Ausblick: Mut und Entschlossenheit für das Smart Home der Zukunft
Die Vision eines autonomen, proaktiven und vernetzten Zuhauses ist näher, als viele denken. KI-Algorithmen, verbesserte Sensorik, neue Standards wie Matter und optimierte Hard- und Softwarelösungen ebnen den Weg, um den heutigen Zustand rasch weiterzuentwickeln.
• Datenschutz und Sicherheit: Die wachsende Bedeutung KI-basierter Dienste ruft auch den Gesetzgeber auf den Plan. Künftige Datenschutzanforderungen und Richtlinien werden maßgeblich beeinflussen, wie schnell sich neue Technologien durchsetzen.
• Integration statt Inseln: Eine größere Hersteller- und Gewerke-Kooperation ist zwingend nötig, damit Insellösungen der Vergangenheit angehören.

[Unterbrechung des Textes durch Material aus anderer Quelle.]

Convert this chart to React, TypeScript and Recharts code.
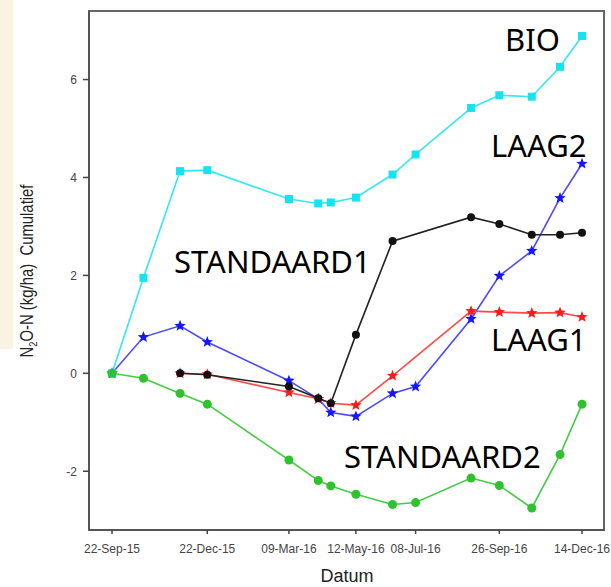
import {
  LineChart,
  Line,
  XAxis,
  YAxis,
  ReferenceArea,
} from "recharts";

// measurement days, counted from 22-Sep-15
const days = [0, 30, 65, 91, 169, 197, 209, 233, 268, 290, 343, 370, 401, 428, 449];

const bio = [0, 1.95, 4.13, 4.15, 3.56, 3.47, 3.49, 3.59, 4.06, 4.47, 5.42, 5.68, 5.65, 6.26, 6.89];
const laag2 = [0, 0.74, 0.97, 0.64, -0.15, -0.52, -0.8, -0.88, -0.41, -0.27, 1.11, 1.99, 2.5, 3.58, 4.28];
const laag1 = [null, null, 0, -0.02, -0.39, -0.52, -0.61, -0.65, -0.05, null, 1.27, 1.25, 1.23, 1.24, 1.15];
const standaard1 = [null, null, 0, -0.03, -0.27, -0.51, -0.61, 0.79, 2.7, null, 3.19, 3.05, 2.83, 2.83, 2.87];
const standaard2 = [0, -0.1, -0.41, -0.63, -1.77, -2.19, -2.3, -2.47, -2.68, -2.64, -2.14, -2.29, -2.75, -1.66, -0.63];

const tickDays = [0, 91, 169, 233, 290, 370, 449];
const tickLabels = ["22-Sep-15", "22-Dec-15", "09-Mar-16", "12-May-16", "08-Jul-16", "26-Sep-16", "14-Dec-16"];
const yTicks = [-2, 0, 2, 4, 6];

const X_DOMAIN: [number, number] = [-22, 470];
const Y_DOMAIN: [number, number] = [-3.2, 7.4];

const data = days.map((d, i) => ({
  day: d,
  bio: bio[i],
  laag2: laag2[i],
  laag1: laag1[i],
  standaard1: standaard1[i],
  standaard2: standaard2[i],
}));

const starPoints = (cx: number, cy: number, ro: number, ri: number) => {
  const pts: string[] = [];
  for (let k = 0; k < 10; k++) {
    const r = k % 2 === 0 ? ro : ri;
    const a = -Math.PI / 2 + (k * Math.PI) / 5;
    pts.push(`${cx + r * Math.cos(a)},${cy + r * Math.sin(a)}`);
  }
  return pts.join(" ");
};

const starDot = (color: string) => (props: any) => {
  const { cx, cy, index, value } = props;
  if (value == null || cx == null || cy == null) return <g key={`s${index}`} />;
  return <polygon key={`s${index}`} points={starPoints(cx, cy, 6, 2.6)} fill={color} />;
};

const squareDot = (color: string) => (props: any) => {
  const { cx, cy, index } = props;
  if (cx == null || cy == null) return <g key={`q${index}`} />;
  return <rect key={`q${index}`} x={cx - 4} y={cy - 4} width={8} height={8} fill={color} />;
};

const labelStyle = {
  fontFamily: "'Noto Sans', sans-serif",
  fontSize: 31,
  fill: "#000",
};

const axisFont = "'Liberation Sans', Arial, sans-serif";
const tickStyle = { fontFamily: axisFont, fontSize: 12, fill: "#444" };

export default function App() {
  return (
    <div
      style={{
        position: "absolute",
        left: 0,
        top: 0,
        width: 611,
        height: 587,
        background: "#fff",
        overflow: "hidden",
      }}
    >
      <div style={{ position: "absolute", left: 0, top: 0, width: 13, height: 349, background: "#fbf3e2" }} />
      <LineChart
        width={611}
        height={587}
        data={data}
        margin={{ top: 11, right: 7, bottom: 0, left: 0 }}
      >
        <XAxis
          dataKey="day"
          type="number"
          domain={X_DOMAIN}
          ticks={tickDays}
          tickFormatter={(v: number) => tickLabels[tickDays.indexOf(v)] ?? ""}
          height={57}
          tickSize={4}
          tickMargin={10}
          tick={tickStyle}
          axisLine={{ stroke: "#555", strokeWidth: 2 }}
          tickLine={{ stroke: "#444", strokeWidth: 1.5 }}
          allowDataOverflow
        />
        <YAxis
          type="number"
          domain={Y_DOMAIN}
          ticks={yTicks}
          width={89}
          tickSize={6}
          tickMargin={6}
          tick={tickStyle}
          axisLine={{ stroke: "#555", strokeWidth: 2 }}
          tickLine={{ stroke: "#444", strokeWidth: 1.5 }}
          allowDataOverflow
        />
        <ReferenceArea
          x1={X_DOMAIN[0]}
          x2={X_DOMAIN[1]}
          y1={Y_DOMAIN[0]}
          y2={Y_DOMAIN[1]}
          fill="none"
          stroke="#666"
          strokeWidth={2}
        />
        <Line
          dataKey="bio"
          stroke="#33e8f2"
          strokeWidth={1.6}
          dot={squareDot("#14e4f0")}
          isAnimationActive={false}
        />
        <Line
          dataKey="laag2"
          stroke="#4a4aff"
          strokeWidth={1.6}
          dot={starDot("#1515ff")}
          isAnimationActive={false}
        />
        <Line
          dataKey="laag1"
          stroke="#ff4a4a"
          strokeWidth={1.6}
          dot={starDot("#ff1a1a")}
          connectNulls
          isAnimationActive={false}
        />
        <Line
          dataKey="standaard1"
          stroke="#222"
          strokeWidth={1.6}
          dot={{ r: 4, fill: "#111", stroke: "none" }}
          connectNulls
          isAnimationActive={false}
        />
        <Line
          dataKey="standaard2"
          stroke="#44cc44"
          strokeWidth={1.6}
          dot={{ r: 4.5, fill: "#2ec22e", stroke: "none" }}
          isAnimationActive={false}
        />
      </LineChart>
      <svg
        width={611}
        height={587}
        style={{ position: "absolute", left: 0, top: 0, pointerEvents: "none" }}
      >
        <text x={505} y={51} style={labelStyle}>BIO</text>
        <text x={491} y={157} style={labelStyle}>LAAG2</text>
        <text x={174} y={273} style={labelStyle}>STANDAARD1</text>
        <text x={491} y={351} style={labelStyle}>LAAG1</text>
        <text x={344} y={468} style={labelStyle}>STANDAARD2</text>
        <text
          x={347}
          y={582}
          textAnchor="middle"
          style={{ fontFamily: axisFont, fontSize: 18, fill: "#222" }}
        >
          Datum
        </text>
        {/* narrow axis title, squeezed along its reading direction */}
        <text
          transform="translate(33,271) rotate(-90) scale(0.85,1)"
          textAnchor="middle"
          xmlSpace="preserve"
          style={{ fontFamily: axisFont, fontSize: 17.5, fill: "#222" }}
        >
          N<tspan fontSize={11} dy={4}>2</tspan>
          <tspan dy={-4}>O-N (kg/ha)  Cumulatief</tspan>
        </text>
      </svg>
    </div>
  );
}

• Mehrwert für Endkunden: Automatisierung muss einen echten Nutzen bringen, sei es bei Komfort, Energieeinsparung oder Sicherheit. Nur wenn Systeme verlässlich, verständlich und wartungsarm sind, setzen sie sich nachhaltig durch.
Das Smart Home von morgen entsteht also genau jetzt. Neben technischen Innovationen sind es vor allem Mut und Entschlossenheit, die notwendig sind, um die vorhandenen Potenziale aus der Theorie in den Praxisalltag zu überführen. Für alle, die den Schritt wagen, eröffnen sich damit völlig neue Horizonte – vom individuell angepassten Wohnklima bis hin zur nahtlosen Interaktion mit vernetzten Geräten und Services.